Lafayette, CO paid $45k in ransom in late July | Why do many organizations pay ransoms in 2020? | Learn how to protect your business from adding a hacker to payroll.

“We attempted to pursue any possible avenue to avoid having to pay the ransom.”
– Lafayette Mayor Jamie Harkins

Lafayette Mayor Jamie Harkins woke up to some of the worst news any leader can hear on July 27, 2020. The municipality had been hacked.

Phone service, emails, and online payment systems were all disrupted. Communications were severely limited. Thankfully the city’s 911 and emergency dispatch system were unaffected. That gave Harkins and network security personnel the time they needed to immediately sever all network connections with the affected area before the threat spread even further. This desperate tactic successfully contained the spread of malware before it could do even more damage. However, the city ultimately forked over $45k to meet the hacking agency’s ransom requirement.
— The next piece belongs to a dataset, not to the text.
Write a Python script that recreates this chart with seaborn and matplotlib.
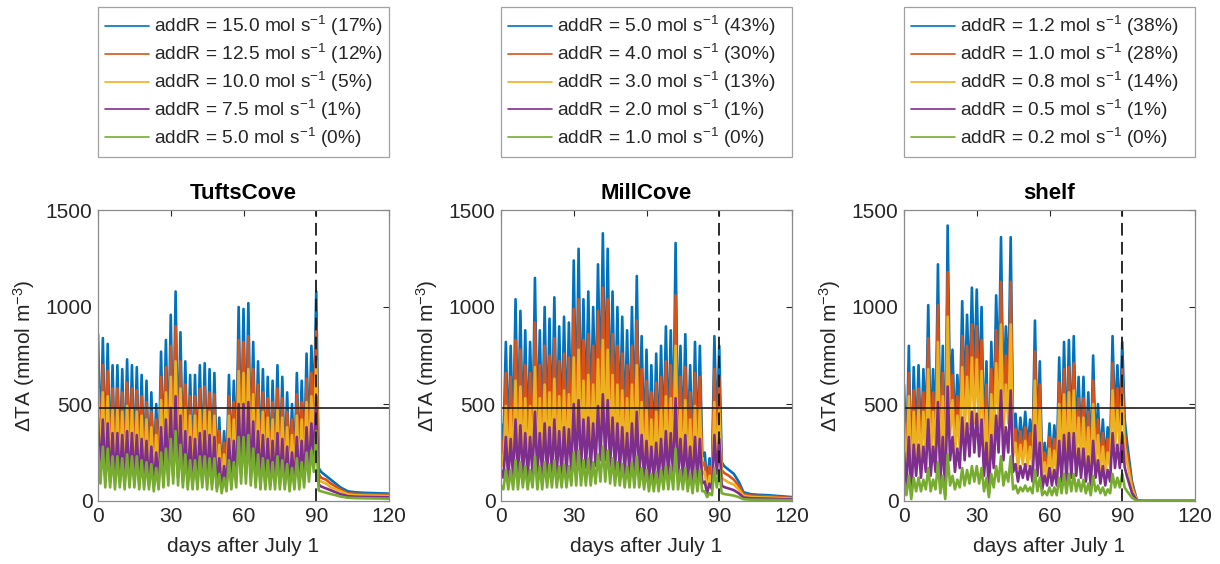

While this might be shocking for many CO residents, network security professionals are unfazed by now. Dozens of cities paid ransoms like this in 2019, and the average cost of these attacks actually tends to be higher ($84,116 as of Dec, 2019). But most organizations do not know about this dangerous trend until it is too late.

We’ll help you to understand in this article why Harkins ultimately handed over the cash, as well as what you can do to protect your networks from the same catastrophe.

Why Lafayette Paid Ransom

Lafayette Mayor Jamie Harkins published a public announcement on Youtube describing the events of the hack and explain the reasons for paying the ransom: “Hi Lafayette, I’m Jamie Harkins, and I am here to bring you up to speed with an event that has disrupted city computing services…” At that time, the city suspected that the attackers had bypassed endpoint security with real authentication credentials stolen by a phishing attack or by brute force. Brute force refers to an automation tactic of iteratively attempting random passwords until one finally works. Phishing is a social engineering attack that gains authentication credentials by tricking an employee to divulge the information unknowingly. Phishing typically starts with an email containing a bad link. After they breached endpoint security, the hacker agency proceeded to encrypt the networks they could access. This allowed them to hold the network for ransom.

The municipality ultimately decided to pay the ransom after a cost-benefit analysis. Harkins: “After a thorough examination of the situation and cost scenarios, and considering the potential for lengthy inconvenient service outages for residents, we determined that obtaining the decryption tool far outweighed the cost and time to rebuild data and systems.” This also is unsurprising.

Unfortunately, most organizations do not consider business continuity, or the cost of rebuilding their systems until they need to be rebuilt. The agency that hacked Lafayette certainly obtained their own estimate during the discovery phase. That’s how they came up with the $45,000 figure, which is in all likelihood a significant discount on what they city would have paid had they decided to rebuild without the hackers’ help.

Businesses Should Learn from Lafayette, CO’s $45k Hack

Lafayette is a case-in-point for Murphy’s Law because: had the municipality prepared just a little, they could have substantially reduced the cost of rebuilding. They know how much it is worth now.

Do you know how much ransom you would be willing to pay if your organization suffered a similar attack? Have you conducted a business continuity and disaster recovery assessment?

“While there is no way to eliminate the risk of these types of attacks, the city is taking steps to improve our technology protocols by installing cryptosafe backups, deploying additional cybersecurity devices, and implementing regular vulnerability assessments to prevent future data threats.”

It was too late for Lafayette, but it isn’t too late for most Colorado businesses. That is why it is absolutely critical that we spread the word about ransomware. The more organizations pay, the stronger these hacker organizations grow. We need to stop them from taking advantage of our network vulnerabilities before they get an even bigger pay raise.